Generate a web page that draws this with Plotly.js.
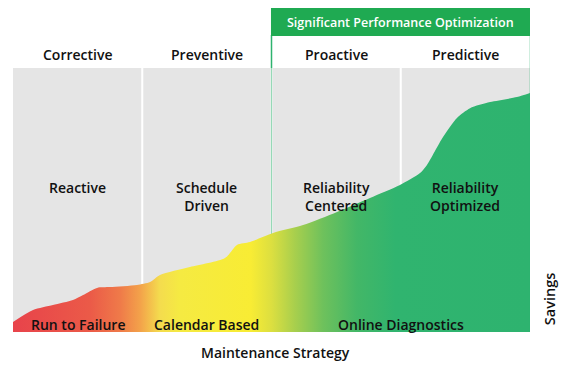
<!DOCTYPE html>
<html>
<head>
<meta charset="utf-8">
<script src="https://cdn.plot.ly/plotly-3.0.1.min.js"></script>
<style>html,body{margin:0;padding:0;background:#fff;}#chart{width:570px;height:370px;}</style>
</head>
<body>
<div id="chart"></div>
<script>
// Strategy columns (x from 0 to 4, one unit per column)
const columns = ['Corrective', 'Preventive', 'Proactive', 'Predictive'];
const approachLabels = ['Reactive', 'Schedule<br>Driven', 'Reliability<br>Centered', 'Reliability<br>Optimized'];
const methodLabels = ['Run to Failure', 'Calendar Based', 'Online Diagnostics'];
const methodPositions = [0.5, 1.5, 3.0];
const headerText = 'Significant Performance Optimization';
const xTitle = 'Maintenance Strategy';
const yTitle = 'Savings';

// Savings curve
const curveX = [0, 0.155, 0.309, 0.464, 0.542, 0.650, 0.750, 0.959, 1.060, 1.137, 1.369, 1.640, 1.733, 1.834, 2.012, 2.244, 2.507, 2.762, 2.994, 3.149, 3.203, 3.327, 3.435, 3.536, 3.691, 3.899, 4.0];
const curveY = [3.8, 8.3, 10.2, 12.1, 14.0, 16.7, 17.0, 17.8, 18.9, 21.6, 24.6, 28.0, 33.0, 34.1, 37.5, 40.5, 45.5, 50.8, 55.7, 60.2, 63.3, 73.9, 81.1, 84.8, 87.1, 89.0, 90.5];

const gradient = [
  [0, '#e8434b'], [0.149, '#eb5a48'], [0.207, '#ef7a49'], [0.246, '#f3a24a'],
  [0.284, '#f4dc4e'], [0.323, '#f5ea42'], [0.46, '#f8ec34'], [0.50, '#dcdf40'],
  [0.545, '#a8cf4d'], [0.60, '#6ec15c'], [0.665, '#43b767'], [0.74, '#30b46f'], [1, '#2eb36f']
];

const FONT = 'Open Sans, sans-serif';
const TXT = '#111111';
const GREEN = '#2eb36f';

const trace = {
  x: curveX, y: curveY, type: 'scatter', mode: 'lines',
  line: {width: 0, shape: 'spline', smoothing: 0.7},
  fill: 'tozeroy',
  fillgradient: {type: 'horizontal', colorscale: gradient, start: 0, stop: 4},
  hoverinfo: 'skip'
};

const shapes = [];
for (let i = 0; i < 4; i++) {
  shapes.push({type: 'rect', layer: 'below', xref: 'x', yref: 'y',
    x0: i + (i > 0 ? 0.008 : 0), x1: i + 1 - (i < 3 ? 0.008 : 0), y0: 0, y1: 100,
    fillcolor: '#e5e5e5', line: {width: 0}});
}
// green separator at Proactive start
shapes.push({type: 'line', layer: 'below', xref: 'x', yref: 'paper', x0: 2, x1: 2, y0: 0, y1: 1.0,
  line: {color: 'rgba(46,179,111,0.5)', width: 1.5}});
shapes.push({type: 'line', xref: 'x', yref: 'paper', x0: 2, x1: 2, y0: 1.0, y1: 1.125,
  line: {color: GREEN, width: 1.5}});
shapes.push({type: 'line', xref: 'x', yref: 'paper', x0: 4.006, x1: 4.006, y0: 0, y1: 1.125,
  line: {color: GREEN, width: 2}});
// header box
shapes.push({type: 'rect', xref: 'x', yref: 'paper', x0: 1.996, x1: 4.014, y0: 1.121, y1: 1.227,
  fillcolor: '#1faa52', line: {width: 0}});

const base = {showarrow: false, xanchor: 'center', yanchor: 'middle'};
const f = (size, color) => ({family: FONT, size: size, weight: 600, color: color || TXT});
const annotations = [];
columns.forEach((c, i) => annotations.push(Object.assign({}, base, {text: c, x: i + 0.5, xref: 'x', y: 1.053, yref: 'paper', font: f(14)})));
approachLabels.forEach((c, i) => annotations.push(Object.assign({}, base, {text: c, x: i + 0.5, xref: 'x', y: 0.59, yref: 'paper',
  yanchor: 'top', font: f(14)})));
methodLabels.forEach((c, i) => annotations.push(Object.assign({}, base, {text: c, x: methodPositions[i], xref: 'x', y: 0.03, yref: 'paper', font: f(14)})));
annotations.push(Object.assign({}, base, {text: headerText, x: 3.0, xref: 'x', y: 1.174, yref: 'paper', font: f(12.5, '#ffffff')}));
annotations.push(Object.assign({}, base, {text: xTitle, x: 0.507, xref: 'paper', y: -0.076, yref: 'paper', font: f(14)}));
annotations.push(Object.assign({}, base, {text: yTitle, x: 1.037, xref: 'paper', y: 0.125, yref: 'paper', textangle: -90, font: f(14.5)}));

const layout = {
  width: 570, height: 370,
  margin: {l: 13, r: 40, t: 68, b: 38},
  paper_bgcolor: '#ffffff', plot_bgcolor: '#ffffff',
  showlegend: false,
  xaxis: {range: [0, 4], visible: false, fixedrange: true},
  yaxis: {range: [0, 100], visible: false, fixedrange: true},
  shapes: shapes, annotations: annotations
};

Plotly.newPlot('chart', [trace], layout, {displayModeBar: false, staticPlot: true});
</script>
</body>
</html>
....
Problem to work on: Quote in full the listing given above; the images are to be left out.

Answer below:
Generate a web page that draws this with Plotly.js.
<!DOCTYPE html>
<html>
<head>
<meta charset="utf-8">
<script src="https://cdn.plot.ly/plotly-3.0.1.min.js"></script>
<style>html,body{margin:0;padding:0;background:#fff;}#chart{width:570px;height:370px;}</style>
</head>
<body>
<div id="chart"></div>
<script>
// Strategy columns (x from 0 to 4, one unit per column)
const columns = ['Corrective', 'Preventive', 'Proactive', 'Predictive'];
const approachLabels = ['Reactive', 'Schedule<br>Driven', 'Reliability<br>Centered', 'Reliability<br>Optimized'];
const methodLabels = ['Run to Failure', 'Calendar Based', 'Online Diagnostics'];
const methodPositions = [0.5, 1.5, 3.0];
const headerText = 'Significant Performance Optimization';
const xTitle = 'Maintenance Strategy';
const yTitle = 'Savings';

// Savings curve
const curveX = [0, 0.155, 0.309, 0.464, 0.542, 0.650, 0.750, 0.959, 1.060, 1.137, 1.369, 1.640, 1.733, 1.834, 2.012, 2.244, 2.507, 2.762, 2.994, 3.149, 3.203, 3.327, 3.435, 3.536, 3.691, 3.899, 4.0];
const curveY = [3.8, 8.3, 10.2, 12.1, 14.0, 16.7, 17.0, 17.8, 18.9, 21.6, 24.6, 28.0, 33.0, 34.1, 37.5, 40.5, 45.5, 50.8, 55.7, 60.2, 63.3, 73.9, 81.1, 84.8, 87.1, 89.0, 90.5];

const gradient = [
  [0, '#e8434b'], [0.149, '#eb5a48'], [0.207, '#ef7a49'], [0.246, '#f3a24a'],
  [0.284, '#f4dc4e'], [0.323, '#f5ea42'], [0.46, '#f8ec34'], [0.50, '#dcdf40'],
  [0.545, '#a8cf4d'], [0.60, '#6ec15c'], [0.665, '#43b767'], [0.74, '#30b46f'], [1, '#2eb36f']
];

const FONT = 'Open Sans, sans-serif';
const TXT = '#111111';
const GREEN = '#2eb36f';

const trace = {
  x: curveX, y: curveY, type: 'scatter', mode: 'lines',
  line: {width: 0, shape: 'spline', smoothing: 0.7},
  fill: 'tozeroy',
  fillgradient: {type: 'horizontal', colorscale: gradient, start: 0, stop: 4},
  hoverinfo: 'skip'
};

const shapes = [];
for (let i = 0; i < 4; i++) {
  shapes.push({type: 'rect', layer: 'below', xref: 'x', yref: 'y',
    x0: i + (i > 0 ? 0.008 : 0), x1: i + 1 - (i < 3 ? 0.008 : 0), y0: 0, y1: 100,
    fillcolor: '#e5e5e5', line: {width: 0}});
}
// green separator at Proactive start
shapes.push({type: 'line', layer: 'below', xref: 'x', yref: 'paper', x0: 2, x1: 2, y0: 0, y1: 1.0,
  line: {color: 'rgba(46,179,111,0.5)', width: 1.5}});
shapes.push({type: 'line', xref: 'x', yref: 'paper', x0: 2, x1: 2, y0: 1.0, y1: 1.125,
  line: {color: GREEN, width: 1.5}});
shapes.push({type: 'line', xref: 'x', yref: 'paper', x0: 4.006, x1: 4.006, y0: 0, y1: 1.125,
  line: {color: GREEN, width: 2}});
// header box
shapes.push({type: 'rect', xref: 'x', yref: 'paper', x0: 1.996, x1: 4.014, y0: 1.121, y1: 1.227,
  fillcolor: '#1faa52', line: {width: 0}});

const base = {showarrow: false, xanchor: 'center', yanchor: 'middle'};
const f = (size, color) => ({family: FONT, size: size, weight: 600, color: color || TXT});
const annotations = [];
columns.forEach((c, i) => annotations.push(Object.assign({}, base, {text: c, x: i + 0.5, xref: 'x', y: 1.053, yref: 'paper', font: f(14)})));
approachLabels.forEach((c, i) => annotations.push(Object.assign({}, base, {text: c, x: i + 0.5, xref: 'x', y: 0.59, yref: 'paper',
  yanchor: 'top', font: f(14)})));
methodLabels.forEach((c, i) => annotations.push(Object.assign({}, base, {text: c, x: methodPositions[i], xref: 'x', y: 0.03, yref: 'paper', font: f(14)})));
annotations.push(Object.assign({}, base, {text: headerText, x: 3.0, xref: 'x', y: 1.174, yref: 'paper', font: f(12.5, '#ffffff')}));
annotations.push(Object.assign({}, base, {text: xTitle, x: 0.507, xref: 'paper', y: -0.076, yref: 'paper', font: f(14)}));
annotations.push(Object.assign({}, base, {text: yTitle, x: 1.037, xref: 'paper', y: 0.125, yref: 'paper', textangle: -90, font: f(14.5)}));

const layout = {
  width: 570, height: 370,
  margin: {l: 13, r: 40, t: 68, b: 38},
  paper_bgcolor: '#ffffff', plot_bgcolor: '#ffffff',
  showlegend: false,
  xaxis: {range: [0, 4], visible: false, fixedrange: true},
  yaxis: {range: [0, 100], visible: false, fixedrange: true},
  shapes: shapes, annotations: annotations
};

Plotly.newPlot('chart', [trace], layout, {displayModeBar: false, staticPlot: true});
</script>
</body>
</html>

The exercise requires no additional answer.